--- Begin ---
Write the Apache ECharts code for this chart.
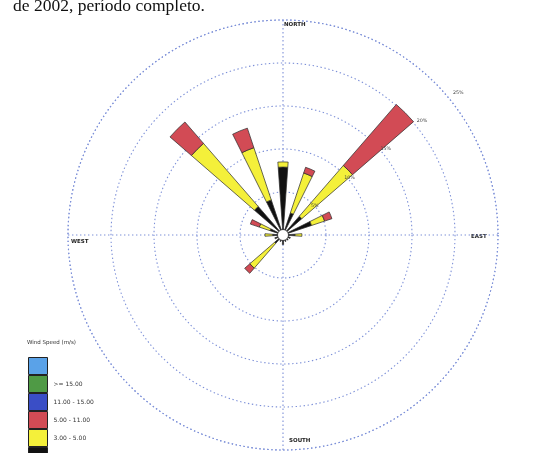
--- End ---
--- Begin ---
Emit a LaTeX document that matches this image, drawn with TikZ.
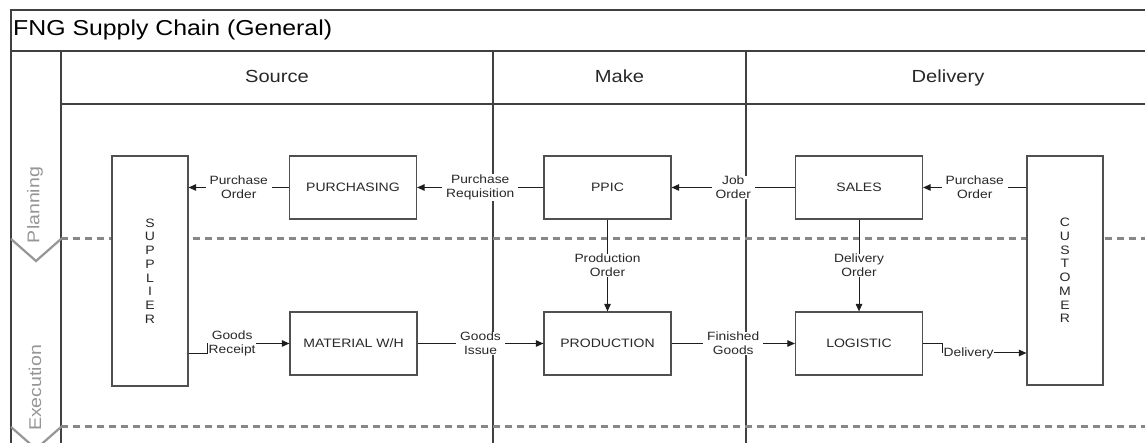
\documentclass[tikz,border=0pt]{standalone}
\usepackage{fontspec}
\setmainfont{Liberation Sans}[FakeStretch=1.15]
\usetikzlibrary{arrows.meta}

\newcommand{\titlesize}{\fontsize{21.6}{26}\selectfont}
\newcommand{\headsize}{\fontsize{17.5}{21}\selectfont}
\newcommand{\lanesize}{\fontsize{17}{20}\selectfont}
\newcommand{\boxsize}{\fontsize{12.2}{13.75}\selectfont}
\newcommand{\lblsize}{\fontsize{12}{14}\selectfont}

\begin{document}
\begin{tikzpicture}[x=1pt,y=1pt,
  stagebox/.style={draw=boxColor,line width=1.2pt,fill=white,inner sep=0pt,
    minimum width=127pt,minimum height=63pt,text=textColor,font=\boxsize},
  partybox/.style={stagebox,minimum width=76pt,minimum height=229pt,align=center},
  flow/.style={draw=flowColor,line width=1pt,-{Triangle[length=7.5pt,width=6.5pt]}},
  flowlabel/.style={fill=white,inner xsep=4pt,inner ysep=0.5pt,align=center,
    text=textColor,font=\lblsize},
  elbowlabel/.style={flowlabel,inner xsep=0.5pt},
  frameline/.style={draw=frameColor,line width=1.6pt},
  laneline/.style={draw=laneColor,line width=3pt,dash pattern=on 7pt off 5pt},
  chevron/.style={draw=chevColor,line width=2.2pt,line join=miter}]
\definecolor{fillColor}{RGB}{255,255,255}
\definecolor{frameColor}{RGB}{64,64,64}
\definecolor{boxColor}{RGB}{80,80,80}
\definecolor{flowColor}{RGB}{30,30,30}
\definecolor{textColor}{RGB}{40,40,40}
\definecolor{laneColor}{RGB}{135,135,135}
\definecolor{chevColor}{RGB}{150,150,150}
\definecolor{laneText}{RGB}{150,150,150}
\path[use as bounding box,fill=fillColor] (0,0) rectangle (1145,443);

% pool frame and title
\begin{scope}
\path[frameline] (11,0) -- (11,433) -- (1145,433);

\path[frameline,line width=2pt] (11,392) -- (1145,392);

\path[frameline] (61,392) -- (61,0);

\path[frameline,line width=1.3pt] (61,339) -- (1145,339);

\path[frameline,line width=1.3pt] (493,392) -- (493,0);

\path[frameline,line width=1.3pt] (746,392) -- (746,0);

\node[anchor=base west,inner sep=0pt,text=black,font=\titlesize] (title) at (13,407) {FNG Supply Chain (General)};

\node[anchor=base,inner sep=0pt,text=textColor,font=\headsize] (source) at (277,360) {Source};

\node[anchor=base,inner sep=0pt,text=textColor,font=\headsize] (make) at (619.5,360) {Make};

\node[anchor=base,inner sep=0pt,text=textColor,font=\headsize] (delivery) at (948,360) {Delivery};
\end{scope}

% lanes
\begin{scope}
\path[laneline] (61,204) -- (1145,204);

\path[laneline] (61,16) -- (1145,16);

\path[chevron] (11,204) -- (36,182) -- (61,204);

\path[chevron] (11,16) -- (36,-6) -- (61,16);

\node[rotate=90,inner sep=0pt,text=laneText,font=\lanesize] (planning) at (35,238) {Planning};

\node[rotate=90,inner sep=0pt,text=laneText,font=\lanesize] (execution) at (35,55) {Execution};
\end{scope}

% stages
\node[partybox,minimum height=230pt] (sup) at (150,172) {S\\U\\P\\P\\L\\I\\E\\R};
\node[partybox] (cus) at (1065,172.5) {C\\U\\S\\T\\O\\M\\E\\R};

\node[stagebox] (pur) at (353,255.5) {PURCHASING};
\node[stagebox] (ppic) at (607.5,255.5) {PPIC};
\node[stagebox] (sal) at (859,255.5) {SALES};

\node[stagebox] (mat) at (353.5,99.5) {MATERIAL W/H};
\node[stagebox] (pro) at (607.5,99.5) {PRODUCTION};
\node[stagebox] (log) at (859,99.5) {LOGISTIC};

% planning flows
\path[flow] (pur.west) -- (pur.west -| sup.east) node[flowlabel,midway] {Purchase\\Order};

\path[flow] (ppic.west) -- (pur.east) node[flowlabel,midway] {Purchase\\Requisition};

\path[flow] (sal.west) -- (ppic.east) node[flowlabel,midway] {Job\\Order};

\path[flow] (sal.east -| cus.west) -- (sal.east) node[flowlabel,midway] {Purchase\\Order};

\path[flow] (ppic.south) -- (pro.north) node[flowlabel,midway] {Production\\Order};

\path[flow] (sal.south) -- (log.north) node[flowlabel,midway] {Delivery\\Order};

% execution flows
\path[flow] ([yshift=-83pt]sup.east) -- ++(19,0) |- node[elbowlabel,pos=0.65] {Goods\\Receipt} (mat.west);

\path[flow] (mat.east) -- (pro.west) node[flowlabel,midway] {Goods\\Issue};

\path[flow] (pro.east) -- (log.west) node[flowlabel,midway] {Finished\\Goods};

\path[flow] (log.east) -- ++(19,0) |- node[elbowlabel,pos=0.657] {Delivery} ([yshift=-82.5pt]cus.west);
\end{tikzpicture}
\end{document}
--- End ---
--- Begin ---
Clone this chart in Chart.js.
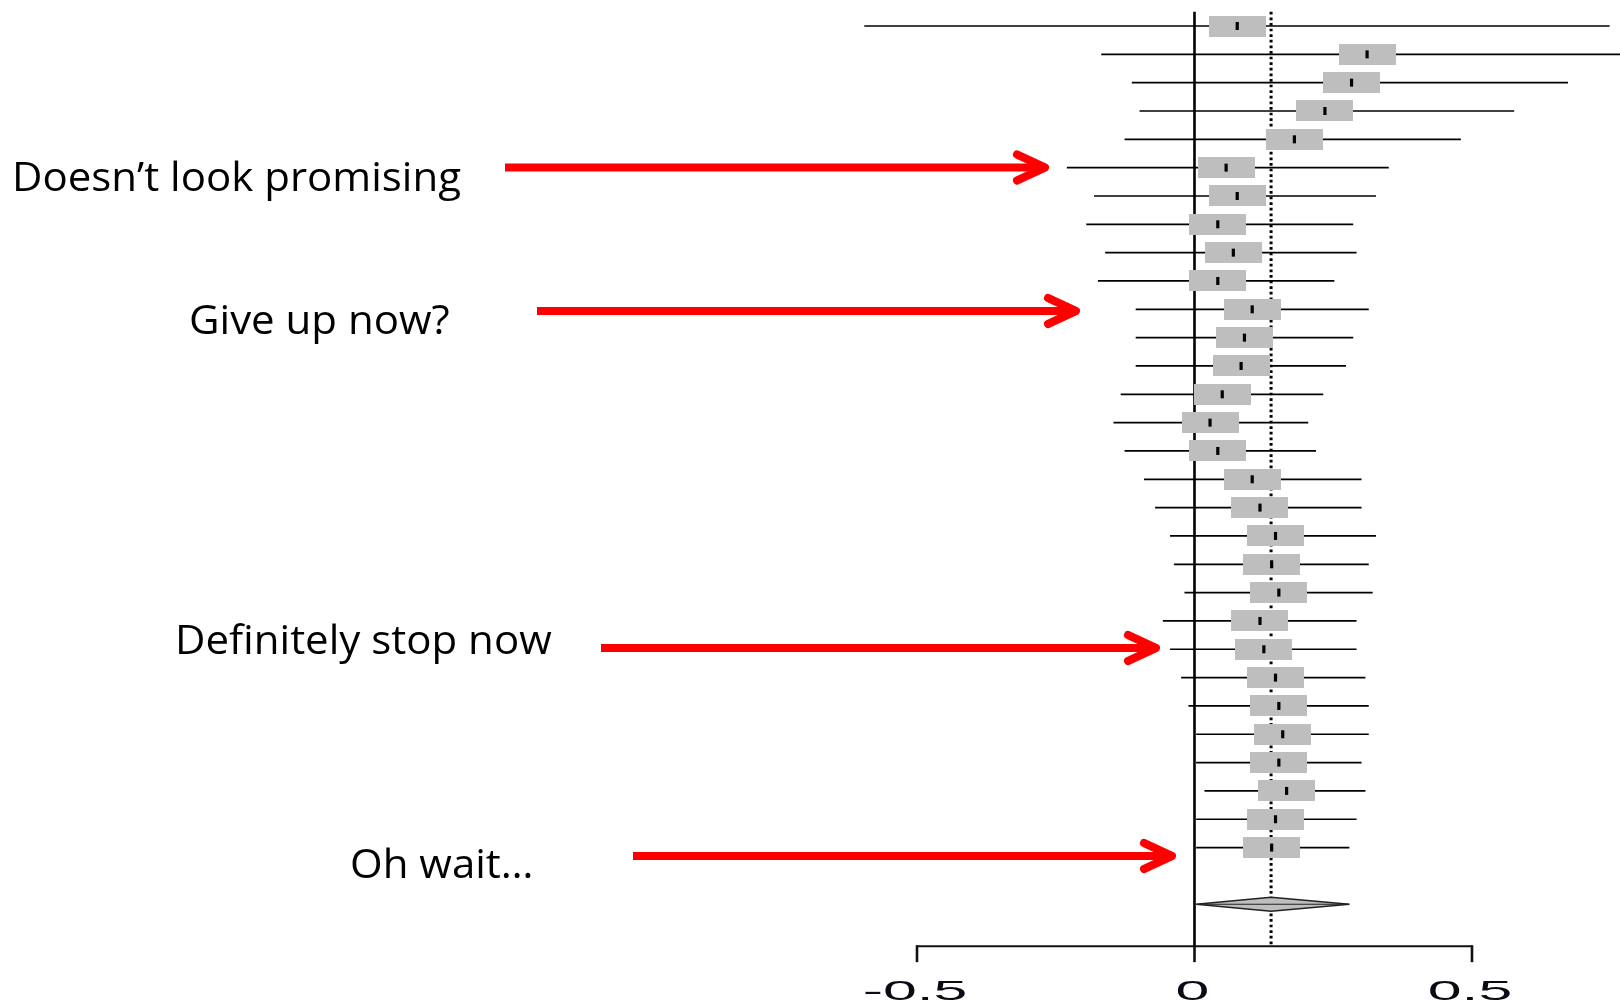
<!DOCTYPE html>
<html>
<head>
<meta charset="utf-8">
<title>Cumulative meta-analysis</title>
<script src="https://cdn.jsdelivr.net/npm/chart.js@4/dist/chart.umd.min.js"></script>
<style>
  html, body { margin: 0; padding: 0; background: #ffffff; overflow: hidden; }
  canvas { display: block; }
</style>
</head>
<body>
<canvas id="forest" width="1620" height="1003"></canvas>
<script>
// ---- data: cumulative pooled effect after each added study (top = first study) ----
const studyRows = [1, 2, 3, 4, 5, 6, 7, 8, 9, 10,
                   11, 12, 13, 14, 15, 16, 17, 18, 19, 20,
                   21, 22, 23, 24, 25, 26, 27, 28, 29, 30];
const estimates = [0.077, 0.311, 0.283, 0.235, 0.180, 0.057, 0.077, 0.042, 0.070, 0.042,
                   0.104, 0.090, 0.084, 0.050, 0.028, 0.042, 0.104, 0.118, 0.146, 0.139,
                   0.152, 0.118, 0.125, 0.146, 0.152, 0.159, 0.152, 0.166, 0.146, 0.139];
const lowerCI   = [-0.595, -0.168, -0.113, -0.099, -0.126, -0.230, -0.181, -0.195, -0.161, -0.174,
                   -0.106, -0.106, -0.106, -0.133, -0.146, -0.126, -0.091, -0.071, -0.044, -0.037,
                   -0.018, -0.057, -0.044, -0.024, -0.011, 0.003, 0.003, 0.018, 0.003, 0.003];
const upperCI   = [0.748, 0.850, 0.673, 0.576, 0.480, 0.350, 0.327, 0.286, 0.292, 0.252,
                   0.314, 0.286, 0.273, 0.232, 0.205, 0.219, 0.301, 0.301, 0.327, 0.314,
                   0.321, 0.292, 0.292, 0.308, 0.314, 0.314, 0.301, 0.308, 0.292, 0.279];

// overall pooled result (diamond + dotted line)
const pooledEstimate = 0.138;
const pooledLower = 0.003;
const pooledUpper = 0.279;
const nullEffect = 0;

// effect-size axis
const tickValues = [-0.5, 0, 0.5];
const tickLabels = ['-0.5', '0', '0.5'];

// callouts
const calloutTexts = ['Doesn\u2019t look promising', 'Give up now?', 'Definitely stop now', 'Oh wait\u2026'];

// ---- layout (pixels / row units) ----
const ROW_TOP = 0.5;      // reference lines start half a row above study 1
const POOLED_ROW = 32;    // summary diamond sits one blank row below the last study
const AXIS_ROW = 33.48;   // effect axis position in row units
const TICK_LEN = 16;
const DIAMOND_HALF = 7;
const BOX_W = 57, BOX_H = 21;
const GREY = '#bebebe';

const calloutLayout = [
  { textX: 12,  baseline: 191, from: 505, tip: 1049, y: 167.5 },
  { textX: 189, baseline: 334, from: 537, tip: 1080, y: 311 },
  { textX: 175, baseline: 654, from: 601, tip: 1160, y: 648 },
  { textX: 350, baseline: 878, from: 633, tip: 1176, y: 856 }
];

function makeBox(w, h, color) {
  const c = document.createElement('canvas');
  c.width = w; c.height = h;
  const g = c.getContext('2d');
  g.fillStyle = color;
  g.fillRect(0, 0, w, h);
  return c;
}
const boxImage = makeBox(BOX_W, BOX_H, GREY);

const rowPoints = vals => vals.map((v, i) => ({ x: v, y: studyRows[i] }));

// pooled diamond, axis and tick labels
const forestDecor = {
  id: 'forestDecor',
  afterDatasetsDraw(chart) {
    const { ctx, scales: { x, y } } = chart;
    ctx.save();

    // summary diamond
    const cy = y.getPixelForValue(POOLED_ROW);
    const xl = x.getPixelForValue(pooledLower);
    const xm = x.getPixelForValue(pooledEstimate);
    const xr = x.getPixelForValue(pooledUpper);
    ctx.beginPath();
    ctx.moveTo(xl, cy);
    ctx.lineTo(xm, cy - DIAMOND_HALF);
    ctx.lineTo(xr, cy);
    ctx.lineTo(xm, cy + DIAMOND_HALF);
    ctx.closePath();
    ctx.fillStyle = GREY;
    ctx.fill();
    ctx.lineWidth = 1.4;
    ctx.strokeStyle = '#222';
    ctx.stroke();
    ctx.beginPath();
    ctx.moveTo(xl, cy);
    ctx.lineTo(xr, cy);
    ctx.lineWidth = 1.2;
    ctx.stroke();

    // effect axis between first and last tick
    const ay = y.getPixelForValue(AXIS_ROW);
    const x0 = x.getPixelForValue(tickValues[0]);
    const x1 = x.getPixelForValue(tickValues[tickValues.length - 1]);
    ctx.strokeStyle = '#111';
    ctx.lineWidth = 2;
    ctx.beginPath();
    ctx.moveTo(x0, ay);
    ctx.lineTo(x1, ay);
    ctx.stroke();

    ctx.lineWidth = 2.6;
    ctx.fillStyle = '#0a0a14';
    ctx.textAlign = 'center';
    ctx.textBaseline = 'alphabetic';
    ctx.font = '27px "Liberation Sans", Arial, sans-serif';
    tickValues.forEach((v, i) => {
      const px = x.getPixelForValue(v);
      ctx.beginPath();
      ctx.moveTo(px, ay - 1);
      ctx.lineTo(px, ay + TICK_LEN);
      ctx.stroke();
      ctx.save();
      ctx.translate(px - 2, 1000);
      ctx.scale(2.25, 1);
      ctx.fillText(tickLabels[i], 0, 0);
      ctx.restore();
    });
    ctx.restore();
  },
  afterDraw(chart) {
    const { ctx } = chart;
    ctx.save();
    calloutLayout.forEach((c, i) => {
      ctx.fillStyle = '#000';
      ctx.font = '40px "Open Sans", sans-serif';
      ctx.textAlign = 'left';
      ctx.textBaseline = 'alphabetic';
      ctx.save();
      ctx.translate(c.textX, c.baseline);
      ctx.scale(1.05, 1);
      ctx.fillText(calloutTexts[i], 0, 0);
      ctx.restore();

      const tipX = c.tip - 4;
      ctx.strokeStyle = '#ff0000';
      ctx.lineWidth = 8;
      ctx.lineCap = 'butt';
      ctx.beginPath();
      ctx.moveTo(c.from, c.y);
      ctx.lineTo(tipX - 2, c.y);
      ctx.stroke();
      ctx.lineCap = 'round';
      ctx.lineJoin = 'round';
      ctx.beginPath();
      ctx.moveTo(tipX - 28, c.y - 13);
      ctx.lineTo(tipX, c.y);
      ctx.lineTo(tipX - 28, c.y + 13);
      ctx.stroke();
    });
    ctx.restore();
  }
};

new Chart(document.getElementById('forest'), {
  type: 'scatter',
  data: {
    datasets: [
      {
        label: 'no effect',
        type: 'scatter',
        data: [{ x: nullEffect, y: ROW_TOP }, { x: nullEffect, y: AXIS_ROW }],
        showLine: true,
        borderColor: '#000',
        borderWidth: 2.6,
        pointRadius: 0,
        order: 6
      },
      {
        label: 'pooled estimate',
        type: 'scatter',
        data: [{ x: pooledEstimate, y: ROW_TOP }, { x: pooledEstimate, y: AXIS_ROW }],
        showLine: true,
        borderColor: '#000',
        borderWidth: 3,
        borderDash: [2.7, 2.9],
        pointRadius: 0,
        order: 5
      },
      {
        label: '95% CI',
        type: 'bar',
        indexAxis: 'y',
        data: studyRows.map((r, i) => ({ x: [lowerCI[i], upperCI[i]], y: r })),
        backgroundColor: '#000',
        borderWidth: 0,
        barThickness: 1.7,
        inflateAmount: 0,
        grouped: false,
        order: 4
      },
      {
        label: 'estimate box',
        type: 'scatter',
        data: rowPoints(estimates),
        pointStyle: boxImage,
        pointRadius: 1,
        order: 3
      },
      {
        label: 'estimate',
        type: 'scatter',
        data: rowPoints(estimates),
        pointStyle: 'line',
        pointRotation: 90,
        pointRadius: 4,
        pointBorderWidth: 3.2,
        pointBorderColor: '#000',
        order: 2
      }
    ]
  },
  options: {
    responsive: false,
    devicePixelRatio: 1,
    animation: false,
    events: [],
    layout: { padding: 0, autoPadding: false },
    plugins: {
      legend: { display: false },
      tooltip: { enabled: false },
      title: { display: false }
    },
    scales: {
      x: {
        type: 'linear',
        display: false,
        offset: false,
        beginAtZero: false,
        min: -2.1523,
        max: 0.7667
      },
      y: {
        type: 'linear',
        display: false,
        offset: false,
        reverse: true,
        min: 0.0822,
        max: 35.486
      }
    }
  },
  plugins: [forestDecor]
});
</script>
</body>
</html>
--- End ---
Copy every line of the listing that includes the string "this".

Write the Apache ECharts code for this chart.
Emit a LaTeX document that matches this image, drawn with TikZ.
Clone this chart in Chart.js.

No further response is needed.